Foi tão bonito e tão doloroso... sei que não entendes, mas nem é necessário. É que às vezes a vida de mentira é mais real que a mentira em carne e osso. Viver do que é vivível nos faz melhor – e eu quero tanto que chega a doer. Quero o que me trás vida – vida esta que é de eufemismos.
E que volte o cheiro de cigarro e o corpo em branco e preto; que volte a insegurança e a luz que cega a visão – que volte o mundo, pois preciso de fraquezas. Ser perfeito consome mais do que posso suportar – logo eu que mal suporto a dor.
É que perfeição remete à limites – a perfeição é pequena. Não se pode ir além, pois chegaríamos, então, na imperfeição. E não quero os limites do que é perfeito. Não quero a mente limitada dos que fazem juízo de valor. Se pudesse, acho, seria amoral – a palavra é tão bonita, lembra amor. Quero é seguir uma ética interna que nem consigo racionalizar – e não racionaliza-la é o que a torna especial.
E vivi, como dizia, da vida não-racional que sempre busquei e tive medo. E pude voltar a escrever. É uma espécie de medo-desejo que é combustível da alma. É uma humanidade que falta à luz dos olhos – quero, então, a luz dos olhos.
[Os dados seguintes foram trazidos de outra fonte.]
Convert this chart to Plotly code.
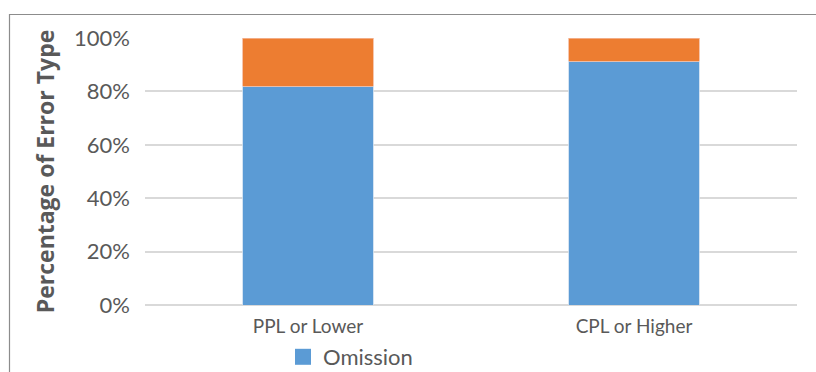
import plotly.graph_objects as go

# Share of each error type by proficiency group
categories = ["PPL or Lower", "CPL or Higher"]
omission = [0.82, 0.913]
commission = [0.18, 0.087]

W, H = 816, 372
L, R, T, B = 145, 19, 38, 67
FONT = "Lato"
GREY = "#595959"
BLUE, ORANGE = "#5B9BD5", "#ED7D31"

fig = go.Figure()
fig.add_trace(go.Bar(
    x=categories, y=omission, name="Omission", showlegend=False,
    legendgroup="om",
    marker=dict(color=BLUE, line=dict(color="#c9dcef", width=0.8)),
    width=0.4,
))
fig.add_trace(go.Bar(
    x=categories, y=commission, name="Commission", showlegend=False,
    marker=dict(color=ORANGE, line=dict(color="#f4b89a", width=0.8)),
    width=0.4,
))
# legend entry with a larger square swatch
fig.add_trace(go.Scatter(
    x=[None], y=[None], mode="markers", name="Omission", legendgroup="om",
    marker=dict(symbol="square", size=17, color=BLUE),
))

pw, ph = W - L - R, H - T - B
def px_x(p):
    return (p - L) / pw
def px_y(p):
    return (H - B - p) / ph

fig.update_layout(
    width=W, height=H,
    margin=dict(l=L, r=R, t=T, b=B, autoexpand=False),
    barmode="stack",
    plot_bgcolor="white", paper_bgcolor="white",
    font=dict(family=FONT, color=GREY),
    bargap=0.6,
    showlegend=True,
    legend=dict(
        orientation="h", xanchor="left", yanchor="middle",
        x=px_x(283), y=px_y(357),
        font=dict(size=22, color=GREY, family=FONT),
        bgcolor="rgba(0,0,0,0)", itemwidth=30,
    ),
    yaxis=dict(
        range=[0, 1], tickvals=[0, 0.2, 0.4, 0.6, 0.8, 1.0],
        tickformat=".0%", showgrid=True, gridcolor="#d9d9d9", gridwidth=1.5,
        zeroline=True, zerolinecolor="#d9d9d9", zerolinewidth=1.5,
        showline=False, tickfont=dict(size=22, color=GREY),
        ticklabelstandoff=14,
        title=dict(text="<b>Percentage of Error Type</b>",
                   font=dict(size=23, color=GREY, family="Open Sans"),
                   standoff=13),
    ),
    xaxis=dict(
        showline=False, showgrid=False,
        tickfont=dict(size=19, color=GREY),
        ticklabelstandoff=8,
    ),
    shapes=[
        dict(type="rect", xref="paper", yref="paper",
             x0=px_x(9.5), x1=px_x(W + 20), y0=px_y(H + 20), y1=px_y(14.5),
             line=dict(color="#8c8c8c", width=1.2), fillcolor="rgba(0,0,0,0)",
             layer="above"),
    ],
)

fig.write_html("out.html")
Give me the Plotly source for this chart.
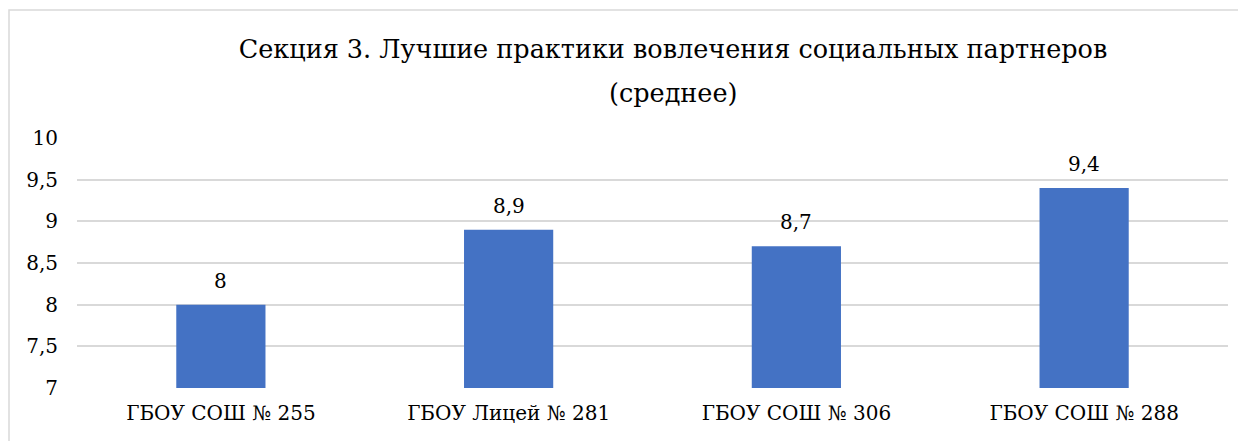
import plotly.graph_objects as go

categories = ["ГБОУ СОШ № 255", "ГБОУ Лицей № 281", "ГБОУ СОШ № 306", "ГБОУ СОШ № 288"]
values = [8.0, 8.9, 8.7, 9.4]
value_labels = ["8", "8,9", "8,7", "9,4"]
tick_vals = [7, 7.5, 8, 8.5, 9, 9.5, 10]
tick_text = ["7", "7,5", "8", "8,5", "9", "9,5", "10"]
title_line1 = "Секция 3. Лучшие практики вовлечения социальных партнеров"
title_line2 = "(среднее)"

FONT = "DejaVu Serif"

fig = go.Figure()
fig.add_trace(go.Bar(
    x=categories, y=values, marker_color="#4472C4", marker_line_width=0,
    hoverinfo="skip",
))

for c, v, t in zip(categories, values, value_labels):
    fig.add_annotation(x=c, y=v, text=t, showarrow=False, yanchor="bottom",
                       yshift=10, font=dict(family=FONT, size=20, color="#000000"))

# page body has an 8px margin: compensate so the plot lands where the reference has it
OFF = 8
W, H = 1246, 441
l, r, t, b = 77 - OFF, 18 + OFF, 138 - OFF, 53 + OFF
PW, PH = W - l - r, H - t - b
TX = (673 - OFF - l) / PW

fig.add_annotation(
    text=title_line2, showarrow=False, xref="paper", yref="paper",
    x=TX, xanchor="center", y=1 + (t - (93 - OFF)) / PH, yanchor="middle",
    font=dict(family=FONT, size=25.5, color="#000000"),
)

fig.update_layout(
    width=W, height=H,
    margin=dict(l=l, r=r, t=t, b=b),
    paper_bgcolor="white", plot_bgcolor="white",
    bargap=0.69,
    showlegend=False,
    title=dict(
        text=title_line1,
        font=dict(family=FONT, size=25.5, color="#000000"),
        x=TX, xref="paper", xanchor="center",
        y=1 - (49 - OFF) / H, yref="container", yanchor="middle",
    ),
    font=dict(family=FONT, color="#000000"),
    xaxis=dict(
        tickfont=dict(family=FONT, size=20, color="#000000"),
        showgrid=False, showline=False, zeroline=False,
        ticks="", ticklabelstandoff=11,
    ),
    yaxis=dict(
        range=[7, 10], tickvals=tick_vals, ticktext=tick_text,
        tickfont=dict(family=FONT, size=20, color="#000000"),
        showgrid=True, gridcolor="#d9d9d9", gridwidth=1.5,
        zeroline=False, showline=False, ticks="", ticklabelstandoff=18,
    ),
    shapes=[dict(type="rect", xref="paper", yref="paper",
                 x0=(9 - OFF - l) / PW, x1=1.2,
                 y0=-0.5, y1=1 + (t - (10 - OFF)) / PH,
                 line=dict(color="#d9d9d9", width=1.5), layer="below")],
)

fig.write_html("out.html")
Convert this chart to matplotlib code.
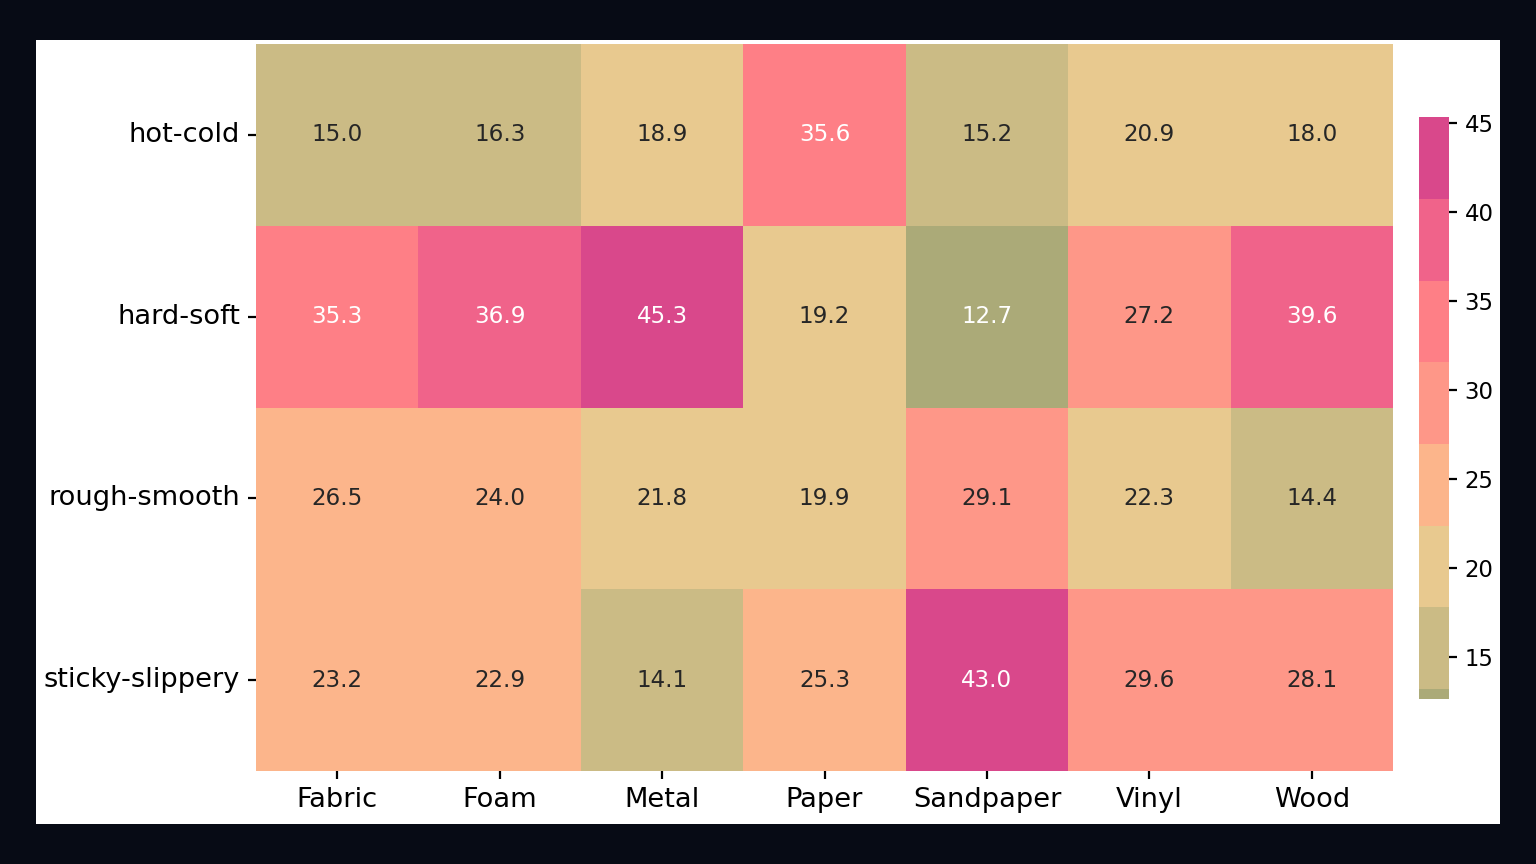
import matplotlib
matplotlib.use("Agg")
import matplotlib.pyplot as plt
from matplotlib.colors import ListedColormap, BoundaryNorm
from matplotlib.patches import Rectangle
from matplotlib.ticker import NullLocator
import pandas as pd
import seaborn as sns

# Data
dimensions = ["hot-cold", "hard-soft", "rough-smooth", "sticky-slippery"]
materials = ["Fabric", "Foam", "Metal", "Paper", "Sandpaper", "Vinyl", "Wood"]
hot_cold = [15.0, 16.3, 18.9, 35.6, 15.2, 20.9, 18.0]
hard_soft = [35.3, 36.9, 45.3, 19.2, 12.7, 27.2, 39.6]
rough_smooth = [26.5, 24.0, 21.8, 19.9, 29.1, 22.3, 14.4]
sticky_slippery = [23.2, 22.9, 14.1, 25.3, 43.0, 29.6, 28.1]

# colour band edges as seen on the colorbar
band_edges = [12.65, 13.22, 17.8, 22.39, 26.97, 31.56, 36.14, 40.73, 45.35]
cbar_ticks = [15, 20, 25, 30, 35, 40, 45]

df = pd.DataFrame([hot_cold, hard_soft, rough_smooth, sticky_slippery],
                  index=dimensions, columns=materials)

palette = ["#abaa78", "#cbbb85", "#e8c98f", "#fcb58b",
           "#fe9788", "#fe7f86", "#f0638a", "#d9488b"]
cmap = ListedColormap(palette)
norm = BoundaryNorm(band_edges, cmap.N)

fig = plt.figure(figsize=(7.68, 4.32), dpi=200)
fig.patch.set_facecolor("#070b15")
# white panel inside the dark frame
fig.patches.append(Rectangle((0.0234, 0.0463), 0.953, 0.9074,
                             transform=fig.transFigure, facecolor="white",
                             edgecolor="none", zorder=-10))

ax = fig.add_axes([0.1667, 0.1076, 0.7402, 0.8414])
cax = fig.add_axes([0.9238, 0.191, 0.0195, 0.6736])

sns.heatmap(df, cmap=cmap, norm=norm, annot=True, fmt=".1f",
            annot_kws={"size": 8.3}, ax=ax, cbar_ax=cax,
            cbar_kws={"spacing": "proportional", "ticks": cbar_ticks})

ax.tick_params(axis="y", rotation=0)
ax.tick_params(labelsize=9.8, length=3, pad=2.8)
cax.yaxis.set_minor_locator(NullLocator())
cax.tick_params(labelsize=8.2, length=2.8, pad=2.8)

fig.savefig("out.png", dpi=200, facecolor=fig.get_facecolor())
Mas, por favor, traga-me os olhos aos poucos – é que estou tão acostumado com a escuridão, que luz me cega.
Torno-me, então, humano ao avesso – mas humano, por fim. Cego, mas por escolha para poder sentir-me mais. Torno-me, pois, um eu mesmo que nunca fui. E temo ser este o que sou de verdade.
É que é da dor que me faço o que é existível. Renuncio à perfeição para ser-me eu mesmo. Sou é o vidro embaçado que não vê o exterior – quente e profano. Quero, então, o que há de mais quente e profano no corpo: a carne – pois alma já não me alimenta mais.
Bebi do além-mundo e voltei. A perfeição me recalca – não a quero mais.